There are rumblings of discontent from fans and alumni this season as Canisius is fighting desperately to avoid one of its worst seasons in school history. But there isn't much booing or chanting heard at home games because the fan base has lost its enthusiasm.
Canisius is averaging 1,199 fans per game at the 2,196-capacity Koessler Athletic Center. The Golden Griffins had their first, and only, sellout of the season when they hosted rival Niagara on Jan. 19.
"You have some people in the Canisius College basketball family who are big supporters and some who are not," Masiello said. "I think the thing that concerns people who are not supporters is that they expect more wins and that's understandable."
But Parrotta believes recruiting is trending in his favor and the evidence is seated on the bench.
Players often transfer because of lack of playing time but Asprilla was the starting center at Kansas State. Sosa led Central Florida in three-point shooting and was the third-leading scorer. But the best of the lot could be Heath, the 7-foot transfer from Division III Roberts Wesleyan College in Rochester.
Two years ago as a high school senior at Irondequoit in suburban Rochester, Heath, the older brother of Griffs freshman Josiah Heath, was a 6-4 guard who didn't compete on the summer basketball circuit and was overlooked by recruiters. Now 8 inches taller, Heath's guard skills remained along with intuitive defensive awareness and athletic ability.
"There's talent starting to trickle in and that's not by accident," Parrotta said. "That's by building something and having people trust you and entrust you with their kids. Five years ago, we're not going to attract an Isaac Sosa or a Freddy Asprilla. Freddy came in and took a look but he wasn't ready to turn down Kansas State to come to Canisius. It's taken five years to get to the talent I think we need to go out and win this thing."

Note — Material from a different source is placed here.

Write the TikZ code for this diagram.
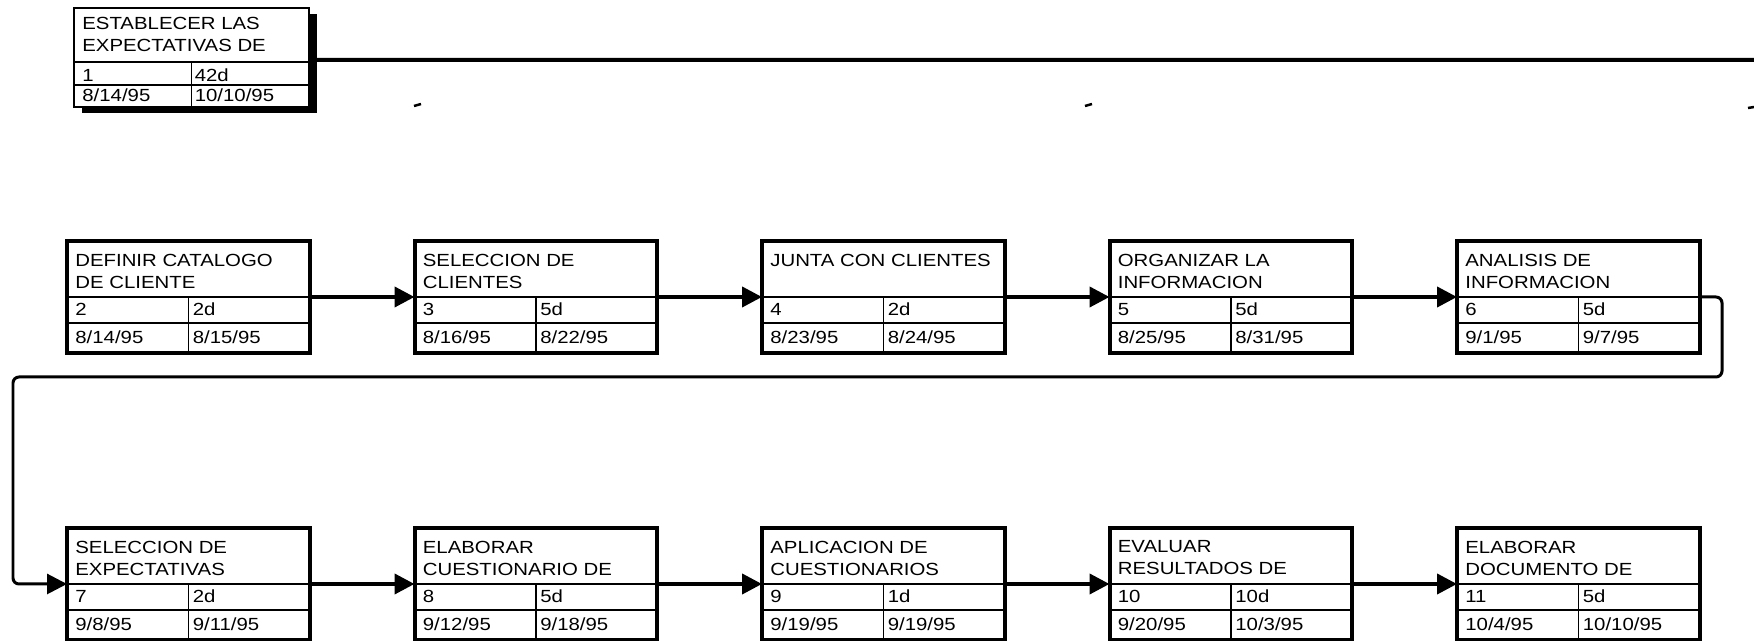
\documentclass[tikz,border=0pt]{standalone}
\usepackage{fontspec}
\setmainfont{Liberation Sans}[FakeStretch=1.16]
\usetikzlibrary{arrows.meta,shadows}

\tikzset{
    tarea/.style={draw,line width=0.08cm,minimum width=4.86cm,minimum height=2.24cm,inner sep=0pt,outer sep=0pt,anchor=north west},
    inicio/.style={draw,fill=white,line width=0.04cm,minimum width=4.7cm,minimum height=1.98cm,inner sep=0pt,outer sep=0pt,anchor=north west,
        drop shadow={shadow xshift=0.16cm,shadow yshift=-0.12cm,fill=black,opacity=1}},
    division/.style={line width=0.035cm},
    titulo/.style={anchor=north west,align=left,inner sep=0pt,font=\fontsize{10}{12.5}\selectfont},
    dato/.style={anchor=base west,inner sep=0pt,font=\fontsize{10}{12.5}\selectfont},
    flecha/.style={line width=0.08cm,-{Triangle[length=0.4cm,width=0.4cm]}},
    lazo/.style={line width=0.06cm,rounded corners=0.12cm,-{Triangle[length=0.4cm,width=0.4cm]}},
    linea/.style={line width=0.08cm},
    marca/.style={line width=0.05cm}
}

\newcommand{\tarea}[7]{%
    \node[tarea] (#1) at (#2) {};
    \coordinate (#1-in) at ([yshift=-1.12cm]#1.north west);
    \coordinate (#1-out) at ([yshift=-1.12cm]#1.north east);
    \draw[division] (#1-in) -- (#1-out);
    \draw[division] ([yshift=-1.64cm]#1.north west) -- ([yshift=-1.64cm]#1.north east);
    \draw[division] ([yshift=-1.12cm]#1.north) -- (#1.south);
    \node[titulo] (#1-tit) at ([xshift=0.16cm,yshift=-0.25cm]#1.north west) {#3};
    \node[dato] (#1-id) at ([xshift=0.16cm,yshift=-1.5cm]#1.north west) {#4};
    \node[dato] (#1-dur) at ([xshift=0.08cm,yshift=-1.5cm]#1.north) {#5};
    \node[dato] (#1-ini) at ([xshift=0.16cm,yshift=-2.06cm]#1.north west) {#6};
    \node[dato] (#1-fin) at ([xshift=0.08cm,yshift=-2.06cm]#1.north) {#7};
}

\begin{document}
\begin{tikzpicture}[x=0.02cm,y=-0.02cm]
        \useasboundingbox (0,0) rectangle (1754,641);

        % tarea resumen
        \node[inicio] (t1) at (74,8) {};
        \draw[division] ([yshift=-1.08cm]t1.north west) -- ([yshift=-1.08cm]t1.north east);
        \draw[division] ([yshift=-1.54cm]t1.north west) -- ([yshift=-1.54cm]t1.north east);
        \draw[division] ([yshift=-1.08cm]t1.north) -- (t1.south);
        \node[titulo] (t1-tit) at ([xshift=0.16cm,yshift=-0.18cm]t1.north west) {ESTABLECER LAS\\EXPECTATIVAS DE};
        \node[dato] (t1-id) at ([xshift=0.16cm,yshift=-1.48cm]t1.north west) {1};
        \node[dato] (t1-dur) at ([xshift=0.06cm,yshift=-1.48cm]t1.north) {42d};
        \node[dato] (t1-ini) at ([xshift=0.16cm,yshift=-1.88cm]t1.north west) {8/14/95};
        \node[dato] (t1-fin) at ([xshift=0.06cm,yshift=-1.88cm]t1.north) {10/10/95};
        \coordinate (t1-out) at ([yshift=-1.04cm]t1.north east);
        \coordinate (limite) at (1754,60);
        \draw[linea] (t1-out) -- (limite);
        \draw[marca] (414,106) -- (421,104);
        \draw[marca] (1085,106) -- (1092,104);
        \draw[marca] (1748,108) -- (1754,107);

        % primera fila
        \tarea{t2}{67,241}{DEFINIR CATALOGO\\DE CLIENTE}{2}{2d}{8/14/95}{8/15/95}
        \tarea{t3}{414.5,241}{SELECCION DE\\CLIENTES}{3}{5d}{8/16/95}{8/22/95}
        \tarea{t4}{762,241}{JUNTA CON CLIENTES}{4}{2d}{8/23/95}{8/24/95}
        \tarea{t5}{1109.5,241}{ORGANIZAR LA\\INFORMACION}{5}{5d}{8/25/95}{8/31/95}
        \tarea{t6}{1457,241}{ANALISIS DE\\INFORMACION}{6}{5d}{9/1/95}{9/7/95}

        % segunda fila
        \tarea{t7}{67,528}{SELECCION DE\\EXPECTATIVAS}{7}{2d}{9/8/95}{9/11/95}
        \tarea{t8}{414.5,528}{ELABORAR\\CUESTIONARIO DE}{8}{5d}{9/12/95}{9/18/95}
        \tarea{t9}{762,528}{APLICACION DE\\CUESTIONARIOS}{9}{1d}{9/19/95}{9/19/95}
        \tarea{t10}{1109.5,528}{EVALUAR\\RESULTADOS DE}{10}{10d}{9/20/95}{10/3/95}
        \tarea{t11}{1457,528}{ELABORAR\\DOCUMENTO DE}{11}{5d}{10/4/95}{10/10/95}

        \draw[flecha] (t2-out) -- (t3-in);
        \draw[flecha] (t3-out) -- (t4-in);
        \draw[flecha] (t4-out) -- (t5-in);
        \draw[flecha] (t5-out) -- (t6-in);
        \coordinate (vuelta) at (1722,377);
        \coordinate (retorno) at (13,377);
        \draw[lazo] (t6-out) -| (vuelta) -- (retorno) |- (t7-in);
        \draw[flecha] (t7-out) -- (t8-in);
        \draw[flecha] (t8-out) -- (t9-in);
        \draw[flecha] (t9-out) -- (t10-in);
        \draw[flecha] (t10-out) -- (t11-in);
\end{tikzpicture}
\end{document}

But will Parrotta be allowed to coach them? In response to a reporter's request for an interview in mid-February, university president Hurley echoed Maher's comments about Parrotta and the program being evaluated at the end of the season and declined further comment. This is a cold-hearted business and the bottom line -- graduation rates or not -- is that a coach's winning percentage is often the sole barometer when it comes time to retain him or part ways.
"I want nothing more than to deliver what I set out to do," Parrotta said.